British film and television director (1927–2012)

Robert Fuest (30 September 1927 – 21 March 2012) was an English film and television director, screenwriter, production designer, and painter, who worked mostly in the horror, fantasy and suspense genres.

His notable works include The Abominable Dr. Phibes (1971), starring Vincent Price which was ranked by Time Out London as one of the 100 greatest horror films of all time, and its sequel Dr. Phibes Rises Again (1972). He was also known for his contributions to the television series The Avengers.

==Biography==
Fuest was born in Croydon, south London. He graduated from Wimbledon School of Art with a national diploma in design and later studied for an art teacher diploma at Hornsey College of Art. During his national service in the Royal Air Force, he was involved in the Berlin Airlift of 1948. He subsequently taught illustration and lithography at Southampton School of Art for a decade.

In the early sixties, he designed sets for television programmes such as ITV Play of the Week and Armchair Theatre. It was whilst working on the first season of The Avengers for director Peter Hammond that Fuest developed an enthusiasm for directing. Fuest later admitted (on a DVD commentary for the Avengers episode "Game") that Hammond's visual style proved a major influence, and opened him up to the stylistic possibilities of film and TV.

In 1965, he contributed material to the Peter Cook and Dudley Moore comedy sketch show Not Only... But Also.

His first film was Just Like a Woman (1967), which he also wrote, starring Wendy Craig. His work on the film brought him to the attention of Avengers producer Albert Fennell, who offered him the chance to direct episodes; returning to the show, he directed seven episodes in total: "My Wildest Dream", "Game", "They Keep Killing Steed", "The Rotters", "Take Me to Your Leader", "Pandora" and "Take Over". When the series was later revived as The New Avengers, Fuest was invited back to direct two more episodes, namely "The Midas Touch" and "The Tale of the Big Why".

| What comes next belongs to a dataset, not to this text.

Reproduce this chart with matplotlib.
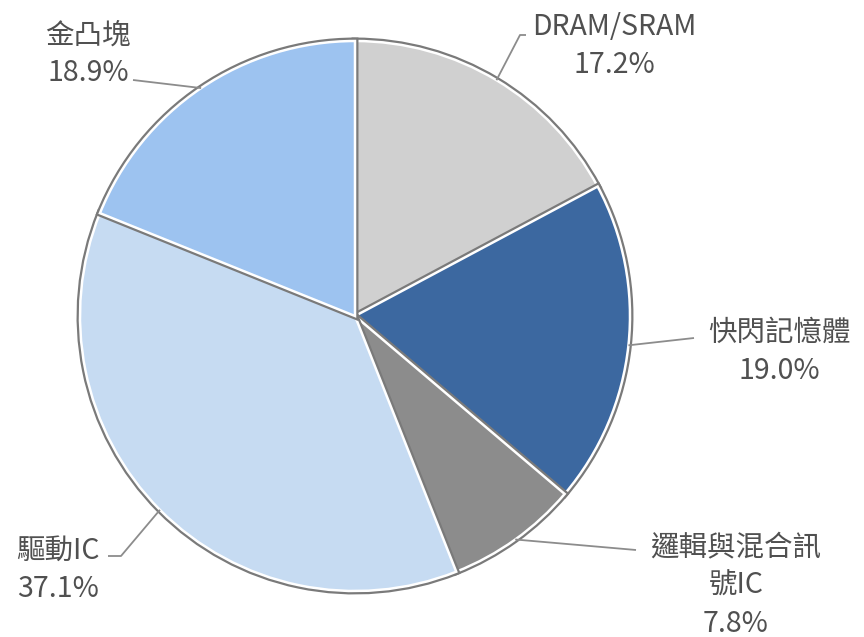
import numpy as np
import matplotlib.pyplot as plt
import matplotlib.patheffects as pe

plt.rcParams['font.family'] = ['Noto Sans CJK TC', 'DejaVu Sans']

# data
categories = ['DRAM/SRAM', '快閃記憶體', '邏輯與混合訊\n號IC', '驅動IC', '金凸塊']
shares = [17.2, 19.0, 7.8, 37.1, 18.9]
colors = ['#d0d0d0', '#3c68a0', '#8c8c8c', '#c6dbf2', '#9dc3f0']

# layout in pixels (figure is 864x637)
W, H = 864, 637
cx, cy, R = 355, 316, 275

def px(x, y):
    return (x - cx) / R, (cy - y) / R

# label text anchor (center of text block) and leader line end
label_pos = [(614, 46), (779, 352), (736, 586), (58, 570), (88, 54)]
leader_end = [[(520, 35), (526, 35)], [(694, 338)], [(636, 550)],
              [(121, 556), (108, 556)], [(133, 80)]]

fig = plt.figure(figsize=(W / 100, H / 100), dpi=100)
ax = fig.add_axes([0, 0, 1, 1])

wedges, _ = ax.pie(shares, colors=colors, startangle=90, counterclock=False,
                   radius=1.0, center=(0, 0), frame=False,
                   wedgeprops=dict(edgecolor='white', linewidth=1.8))
for w in wedges:
    w.set_path_effects([pe.Stroke(linewidth=5, foreground='#7a7a7a'), pe.Normal()])
ax.set_xlim(-cx / R, (W - cx) / R)
ax.set_ylim(-(H - cy) / R, cy / R)
ax.axis('off')

for w, cat, val, lp, le in zip(wedges, categories, shares, label_pos, leader_end):
    mid = np.deg2rad((w.theta1 + w.theta2) / 2)
    pts = [(np.cos(mid), np.sin(mid))] + [px(*p) for p in le]
    xs, ys = zip(*pts)
    ax.plot(xs, ys, color='#8c8c8c', lw=1.3, solid_capstyle='butt')
    tx, ty = px(*lp)
    ax.text(tx, ty, f'{cat}\n{val:.1f}%', ha='center', va='center',
            fontsize=20.5, color='#505050', linespacing=1.33)

fig.savefig('out.png', dpi=100)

In further television work, Fuest handled productions on both sides of the Atlantic, including Revenge of the Stepford Wives, ABC Weekend Special, ABC Afterschool Specials, The Doombolt Chase, C.A.T.S. Eyes, Worlds Beyond and The Optimist

Fuest's later films feature strong black comedy elements, including cult favorites The Abominable Dr. Phibes (1971), Dr. Phibes Rises Again (1972) (which he co-wrote), and The Final Programme (also known as The Last Days of Man on Earth; 1973). In addition to directing The Final Programme, he also wrote the screenplay and designed the sets.

His other films include And Soon the Darkness (1970), a suspense thriller written by Avengers writers Brian Clemens and Terry Nation, and The Devil's Rain (1975), a horror film shot in Mexico. The latter movie received such scathing reviews it may have ended his career, as Fuest immediately thereafter found himself relegated to directing fairly anonymous television work. His only subsequent theatrical release was Aphrodite (1982), a softcore sex movie filmed in Greece.

During his retirement, he focused on his passion for painting (he had exhibited at the Royal Academy since 1951) and also lectured at the London International Film School.

==Selected filmography==
- Just Like a Woman (1967)
- Wuthering Heights (1970)
- And Soon the Darkness (1970)
- The Abominable Dr. Phibes (1971)
- Dr. Phibes Rises Again (1972)
- The Final Programme (1973)
- The Devil's Rain (1975)
- Three Dangerous Ladies (1977)
- Revenge of the Stepford Wives (1980)
- The Big Stuffed Dog (1981)
- Aphrodite (1982)

==Bibliography==

- Humphreys, Justin, with contributions by Mark Ferelli, Sam Irvin, and David Taylor (2018). The Dr. Phibes Companion. Albany, Georgia: BearManor Media. ISBN 978-1-62933-293-2.